6 Responses to “Third Circuit Ruling on Housemates of Felons”

  1. terraformer says:

    I made the same assumptions until I read the decision in full along with the merits briefs. It really is a decision regarding the sufficiency of the facts needed for carrying an aiding and abetting charge. Basically, the court has a generous to the prosecution policy for sufficiency of facts to carry an indictment on aiding and abetting (facts is the wrong words, more like assertions).

    The prosecution will still have to prove she intended to facilitate his possession and that she acted specifically in furtherance of that goal. If they don’t and a directed verdict or a conviction occurs, then lets see what the 3rd circuit does. But until then, we don’t know what they have. This dude Hall she was living with was a class A scumbag and your above hypothetical is reaching given the facts of this case.

  2. Ed says:

    I assume this one will end up at SCOTUS at some point in the future.

  3. Matthew Carberry says:

    Been following this at Volokh. terraformer is correct. The Court didn’t rule on the merits, nor did they say “possession = facilitating”, they said the lower Court erred by not allowing the prosecution to even present the facts to a jury for an indictment to determine at trial if the lady did or did not really “facilitate” anything.

    It will be the grand jury presentation by the prosecution that will determine if the state is actually making any claims that “safe storage” or something that would infringe on the RKBA should be required of legally possessing housemates of prohibited persons. Until then we don’t know what kind of legal risks might be being considered.

    As it stands the prosecution might have iron-clad evidence that she loaded the gun, handed it to him, and sent him out the door with a pat on the ass saying “go get ‘em tiger”. The lower Court’s ruling is preventing them from even presenting that evidence.
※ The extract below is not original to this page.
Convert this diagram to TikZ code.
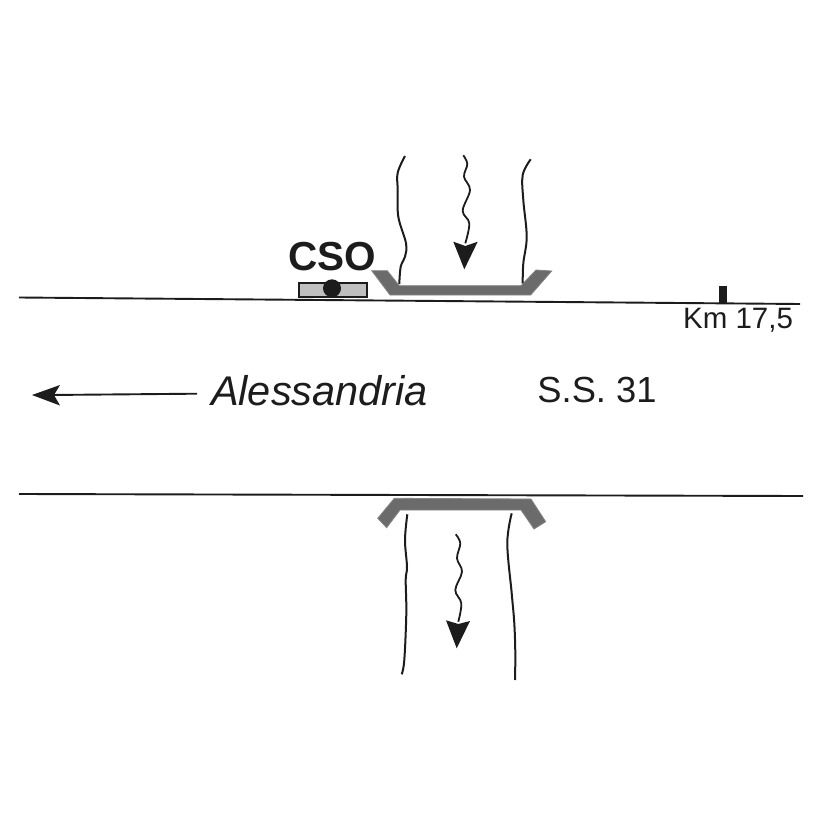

    I think this ruling is unlikely to go to the Supremes, though I agree this case may, depending on what the prosecution is actually trying to demand of legally possessing roommates.

  4. Sebastian says:

    I thought there had already been an indictment. Admittedly, I only had time to skim the ruling briefly.

    • Matthew Carberry says:

      Whoops, you’re right.

      The successful indictment was dismissed. It was the facts at trial that would determine if the prosecution was trying to criminalize possession (not allowed under 2A), as the defendent alleged, as opposed to “facilitation” as the prosecution.

      http://volokh.com/2012/01/06/the-second-amendment-and-housemates-of-felons/

      From the ruling…

      “We disagree. We cannot say that an indictment which properly alleges aiding and abetting a felon in possession under 18 U.S.C. § 922(g)(1) and § 2 violates the Second Amendment under Heller. Applying Marzzarella [a recent Third Circuit precedent –EV], a properly-brought aiding and abetting charge does not burden conduct protected by the Second Amendment. The District Court’s characterization of the Indictment as seeking to criminalize the otherwise legal possession of a firearm by a non-felon simply because she lives with a felon is misleading. The Indictment does not allege that Huet’s possession of the SKS rifle violated the law; rather, it alleges that Huet aided and abetted Hall to possess the firearm.

      We are mindful of the risk that felon dispossession statutes, when combined with laws regarding accomplice liability, may be misused to subject law-abiding cohabitants to liability simply for possessing a weapon in the home. However, in this case, the District Court’s determination that the Government overreached was premature. Huet’s arguments regarding the circumstances of her possession must await further development of the evidentiary record.”

  5. Sage Thrasher says:

    I’m not sure what the proper course of action is here. If a convicted felon lives in a house with a gun, he has access to it. In the case of a girlfriend or wife, if she locks it in a safe then it does her no good if she’s afraid of the man she’s living with (tip to battered spouses: leave) but if she doesn’t lock it up then he has access to it. I’m thinking of a common scenario where a felon has a gun in the house but when the cops come calling he says, “Oh no, that belongs to my old lady.” You see the problem? I had a situation once where a guy came in to buy a gun from me but failed the background check. The next day a woman came in and asked to buy the same gun. Guess where she lived? Same place as the man who’d tried to buy it the previous day (not the smartest straw buyer, I’ll grant you.)

    On the macro level of getting laws where one size fits all situations, this is very tough to figure out.